Le cratère de 9 mètres de profondeur, noirci par les flammes, raconte à lui seul toute la violence des frappes aériennes. Le 10 septembre, en pleine nuit, l’armée israélienne a bombardé le camp d’Al-Mawasi, dans le sud de la bande de Gaza, pourtant désigné comme zone humanitaire. Depuis la riposte israélienne aux massacres du 7 octobre 2023 par le Hamas, ce coin exigu, collé à Khan Younès, accueille des centaines de milliers de déplacés. Pour justifier leurs tirs, les dirigeants israéliens ont assuré qu’un centre de commandement du Hamas était piloté depuis les tentes de ce village côtier.

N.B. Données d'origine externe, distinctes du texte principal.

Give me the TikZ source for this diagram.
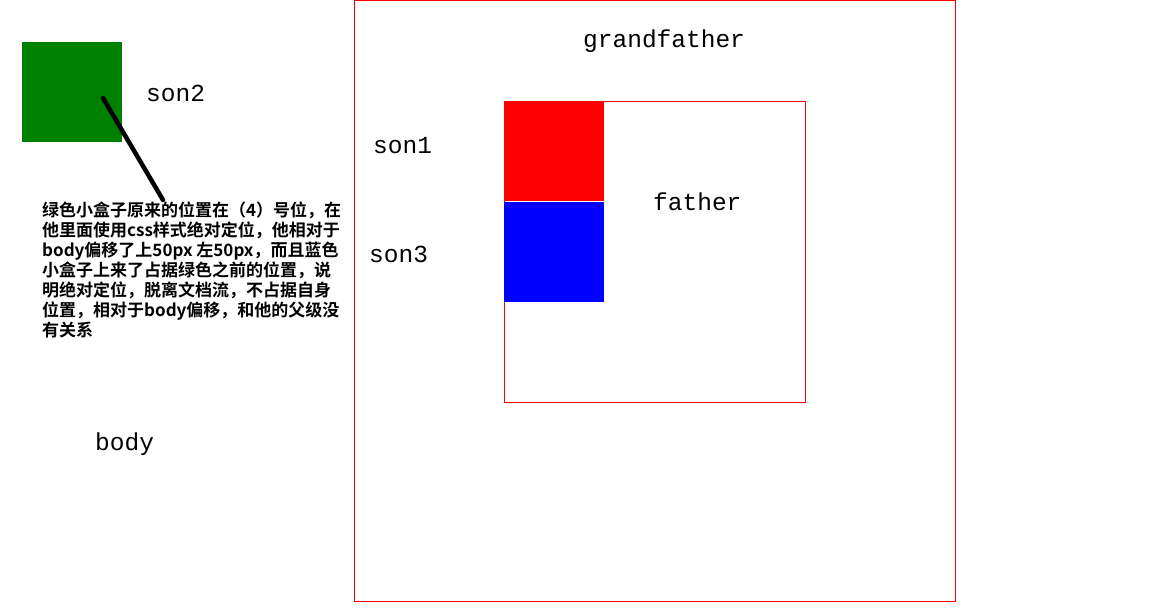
\documentclass[tikz,border=0pt]{standalone}
\usepackage{fontspec}
\setmainfont{Liberation Mono}
\newfontfamily\cjk{Noto Sans CJK SC}[BoldFont={* Bold}]
\definecolor{boxgreen}{RGB}{0,128,0}
\tikzset{
  lbl/.style={anchor=base west, inner sep=0pt, font=\fontsize{24.5}{28}\selectfont},
  redframe/.style={draw=red, line width=1pt},
  filled/.style={inner sep=0pt, minimum width=100pt, minimum height=100pt, anchor=north west, draw=none}
}
\begin{document}
\begin{tikzpicture}[x=1pt,y=-1pt]
\useasboundingbox (0,0) rectangle (1158,611);
\fill[white] (0,0) rectangle (1158,611);
% boxes
\node[redframe, anchor=north west, inner sep=0pt, minimum width=601pt, minimum height=601pt] (grandfather) at (354,0) {};
\node[redframe, anchor=north west, inner sep=0pt, minimum width=301pt, minimum height=301pt] (father) at (504,101) {};
\node[filled, fill=red] (son1box) at (504,101) {};
\node[filled, fill=blue] (son3box) at (504,201.5) {};
\node[filled, fill=boxgreen] (son2box) at (22,42) {};
% labels
\node[lbl] (tgrand) at (583,47) {grandfather};
\node[lbl] (tfather) at (653,210) {father};
\node[lbl] (tson1) at (373,153) {son1};
\node[lbl] (tson3) at (369,262) {son3};
\node[lbl] (tson2) at (146,101) {son2};
\node[lbl] (tbody) at (95,450) {body};
% note
\node[anchor=north west, inner sep=0pt, align=left, font=\cjk\bfseries\fontsize{17}{20}\selectfont] (note) at (42,201.5)
{绿色小盒子原来的位置在（4）号位，在\\
他里面使用css样式绝对定位，他相对于\\
body偏移了上50px 左50px，而且蓝色\\
小盒子上来了占据绿色之前的位置，说\\
明绝对定位，脱离文档流，不占据自身\\
位置，相对于body偏移，和他的父级没\\
有关系};
\coordinate (pstart) at (103,98);
\coordinate (pend) at (163,200);
\draw[line width=4.5pt, line cap=round] (pstart) -- (pend);
\end{tikzpicture}
\end{document}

Ce jour-là, quand elle arrive sur place depuis son appartement de Khan Younès, Ruwaida Amer, 30 ans, s’émeut face à l’ampleur du chaos. Carnet et stylo à la main, la journaliste du magazine en ligne israélo-palestinien + 972 commence par recueillir le témoignage de Fatima Al-Qadi, une mère de famille qui lui raconte, la voix tremblante, comment son fils de 3 ans est mort enseveli sous la terre après qu’une bombe a explosé et amputé ses deux autres enfants de 6 et 8 ans… « Je ne sais pas si nous pourrons un jour nous remettre de tout ça », glisse la jeune femme endeuillée à la reporter, elle-même émue aux larmes.

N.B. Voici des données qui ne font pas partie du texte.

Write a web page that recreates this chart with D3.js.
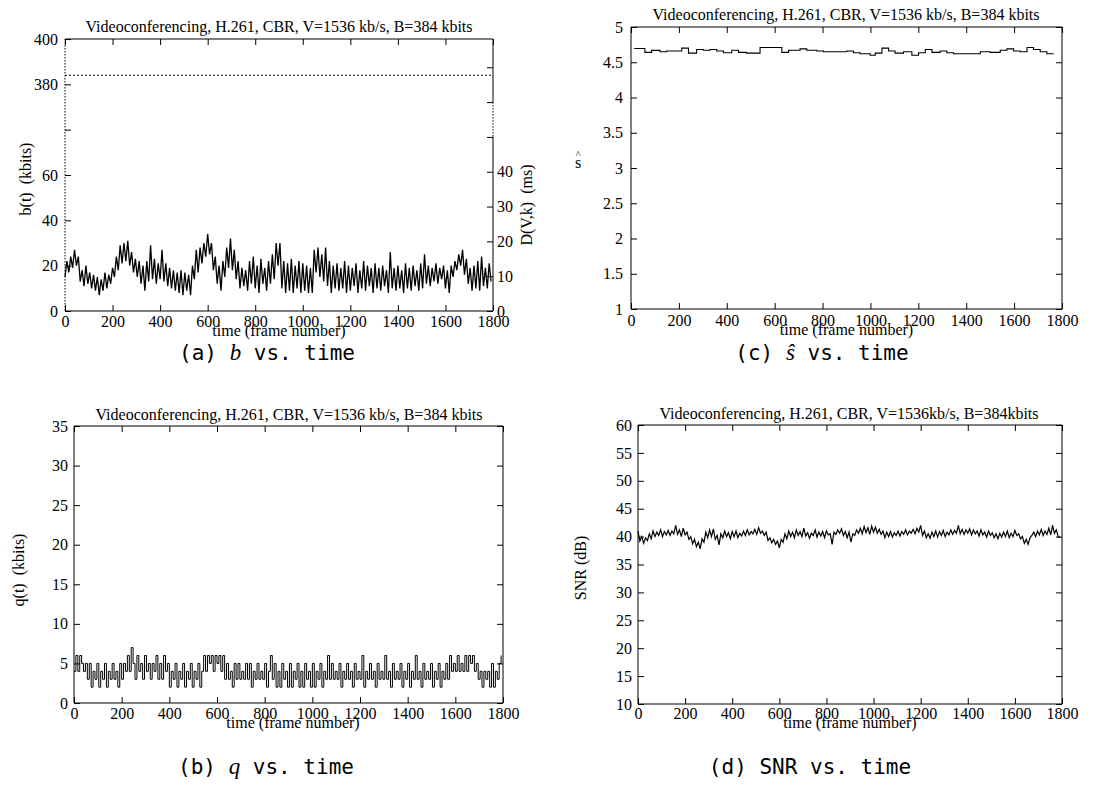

En un peu plus d’un an de guerre, quarante mille personnes environ, parmi lesquelles de nombreux civils et cent trente journalistes, ont été tuées dans la bande de Gaza. L’ouverture d’un second front par l’armée israélienne au Liban, fin septembre, écarte pour l’instant l’espoir d’un cessez-le-feu. « Grâce à notre travail, personne ne peut ignorer ce qui se passe dans la bande de Gaza », écrit Ruwaida Amer, par WhatsApp.
Ancienne enseignante dans une école primaire de Khan Younès, Ruwaida Amer avait déjà l’habitude de produire, pour des agences de presse comme Euronews, de courtes vidéos en anglais sur de jeunes Gazaouis, membres d’un club de surf local ou d’un des rares groupes de rock de la ville. En octobre 2023, choquée par les milliers de victimes des bombardements israéliens, elle a proposé des reportages au site d’information indépendant + 972. Depuis, elle enchaîne les interviews de blessés et de familles de victimes, malgré les crises de larmes et les moments de découragement qui la rattrapent.

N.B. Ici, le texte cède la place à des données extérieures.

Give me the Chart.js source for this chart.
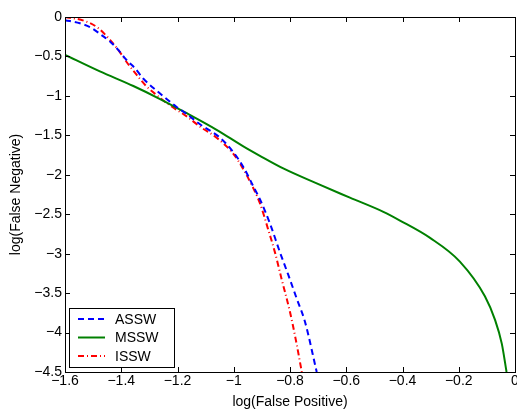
<!DOCTYPE html>
<html>
<head>
<meta charset="utf-8">
<script src="https://cdn.jsdelivr.net/npm/chart.js@4.4.1/dist/chart.umd.min.js"></script>
<style>
html,body{margin:0;padding:0;background:#fff;}
#wrap{width:517px;height:414px;}
</style>
</head>
<body>
<div id="wrap"><canvas id="c" width="517" height="414"></canvas></div>
<script>
const xTicks = [-1.6, -1.4, -1.2, -1.0, -0.8, -0.6, -0.4, -0.2, 0];
const yTicks = [0, -0.5, -1, -1.5, -2, -2.5, -3, -3.5, -4, -4.5];

const asswX = [-1.6, -1.547, -1.505, -1.47, -1.44, -1.41, -1.381, -1.351, -1.322, -1.262, -1.203, -1.167, -1.12, -1.049, -1.0, -0.966, -0.93, -0.907, -0.871, -0.836, -0.806, -0.776, -0.747, -0.705];
const asswY = [-0.04, -0.08, -0.14, -0.23, -0.31, -0.42, -0.545, -0.65, -0.78, -0.97, -1.14, -1.23, -1.36, -1.53, -1.72, -1.90, -2.15, -2.31, -2.62, -2.98, -3.27, -3.57, -3.86, -4.50];

const msswX = [-1.6, -1.476, -1.357, -1.262, -1.167, -1.061, -0.966, -0.907, -0.824, -0.705, -0.587, -0.468, -0.409, -0.302, -0.196, -0.107, -0.071, -0.047, -0.03];
const msswY = [-0.48, -0.69, -0.875, -1.04, -1.22, -1.43, -1.64, -1.76, -1.92, -2.11, -2.29, -2.47, -2.58, -2.80, -3.10, -3.54, -3.84, -4.14, -4.50];

const isswX = [-1.6, -1.53, -1.482, -1.44, -1.41, -1.381, -1.345, -1.31, -1.274, -1.227, -1.167, -1.12, -1.061, -1.0, -0.966, -0.936, -0.907, -0.877, -0.853, -0.83, -0.8, -0.78, -0.758];
const isswY = [0.0, -0.05, -0.14, -0.29, -0.42, -0.57, -0.735, -0.88, -0.99, -1.12, -1.26, -1.39, -1.53, -1.74, -1.93, -2.13, -2.36, -2.70, -2.99, -3.32, -3.74, -4.08, -4.50];

const seriesNames = ['ASSW', 'MSSW', 'ISSW'];

function pts(xs, ys){ return xs.map((x,i)=>({x:x, y:ys[i]})); }
function fmt(v){
  if (Math.abs(v) < 1e-9) return '0';
  let s = String(Math.round(v*10)/10);
  return s.replace('-', '\u2212');
}

const FONT = 'Liberation Sans, Arial, Helvetica, sans-serif';

const frameTicks = {
  id: 'frameTicks',
  afterDraw(chart){
    const {ctx, chartArea:a, scales:{x, y}} = chart;
    ctx.save();
    ctx.strokeStyle = '#000';
    ctx.lineWidth = 1;
    ctx.beginPath();
    xTicks.forEach(v=>{
      const px = Math.round(x.getPixelForValue(v)) + 0.5;
      ctx.moveTo(px, a.bottom); ctx.lineTo(px, a.bottom - 5);
      ctx.moveTo(px, a.top); ctx.lineTo(px, a.top + 5);
    });
    yTicks.forEach(v=>{
      const py = Math.round(y.getPixelForValue(v)) + 0.5;
      ctx.moveTo(a.left, py); ctx.lineTo(a.left + 5, py);
      ctx.moveTo(a.right, py); ctx.lineTo(a.right - 5, py);
    });
    ctx.stroke();
    ctx.strokeRect(Math.round(a.left)+0.5, Math.round(a.top)+0.5, Math.round(a.right-a.left), Math.round(a.bottom-a.top));
    // legend box
    const lx = a.left + 4, ly = a.bottom - 64, lw = 105, lh = 59;
    ctx.fillStyle = '#fff';
    ctx.fillRect(lx, ly, lw, lh);
    ctx.lineWidth = 1;
    ctx.strokeRect(Math.round(lx)+0.5, Math.round(ly)+0.5, lw, lh);
    ctx.font = '14px ' + FONT;
    ctx.textBaseline = 'middle';
    chart.data.datasets.forEach((ds, i)=>{
      const cy = ly + 11 + i*18.5;
      ctx.beginPath();
      ctx.strokeStyle = ds.borderColor;
      ctx.lineWidth = ds.borderWidth;
      ctx.setLineDash(ds.borderDash || []);
      ctx.moveTo(lx + 9, cy); ctx.lineTo(lx + 36, cy);
      ctx.stroke();
      ctx.setLineDash([]);
      ctx.fillStyle = '#000';
      ctx.fillText(ds.label, lx + 46, cy + 1);
    });
    ctx.restore();
  }
};

const lineOpts = {showLine: true, borderWidth: 2, pointRadius: 0, cubicInterpolationMode: 'monotone'};

new Chart(document.getElementById('c'), {
  type: 'scatter',
  data: {
    datasets: [
      Object.assign({label: seriesNames[0], data: pts(asswX, asswY), borderColor: '#0000ff', borderDash: [6,4]}, lineOpts),
      Object.assign({label: seriesNames[1], data: pts(msswX, msswY), borderColor: '#008000'}, lineOpts),
      Object.assign({label: seriesNames[2], data: pts(isswX, isswY), borderColor: '#ff0000', borderDash: [6,3,1,3]}, lineOpts)
    ]
  },
  options: {
    responsive: false,
    animation: false,
    layout: {padding: {top: 17, right: 2, left: 0, bottom: 0}},
    plugins: {legend: {display: false}, tooltip: {enabled: false}},
    scales: {
      x: {
        type: 'linear', min: -1.6, max: 0,
        afterBuildTicks(s){ s.ticks = xTicks.map(v=>({value:v})); },
        afterFit(s){ s.height = 42; s.paddingLeft = 0; s.paddingRight = 0; },
        grid: {display: false, drawTicks: false},
        border: {display: false},
        ticks: {color: '#000', font: {size: 14, family: FONT}, padding: 1, maxRotation: 0, autoSkip: false, callback: v=>fmt(v)},
        title: {display: true, text: 'log(False Positive)', color: '#000', font: {size: 14, family: FONT}, padding: {top: 0, bottom: 3}}
      },
      y: {
        type: 'linear', min: -4.5, max: 0,
        afterBuildTicks(s){ s.ticks = yTicks.map(v=>({value:v})); },
        afterFit(s){ s.width = 65; s.paddingTop = 0; s.paddingBottom = 0; },
        grid: {display: false, drawTicks: false},
        border: {display: false},
        ticks: {color: '#000', font: {size: 14, family: FONT}, padding: 3, autoSkip: false, callback: v=>fmt(v)},
        title: {display: true, text: 'log(False Negative)', color: '#000', font: {size: 14, family: FONT}, padding: {top: 8, bottom: 4}}
      }
    }
  },
  plugins: [frameTicks]
});
</script>
</body>
</html>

Les reporters de + 972 donnent une voix aux Palestiniens touchés par cette guerre brutale. Avec l’équipe d’Al-Jazira et quelques reporters indépendants, ils font partie des rares journalistes à travailler dans le territoire enclavé, dont le gouvernement israélien interdit l’accès aux médias internationaux. Créé en 2010 avec un statut d’organisation à but non lucratif, le quotidien numérique publie ses reportages sur deux sites distincts : en hébreu sur Local Call (« appel local ») et en anglais sous le nom de + 972. Un nombre en référence à l’indicatif téléphonique partagé entre Israël et la Palestine.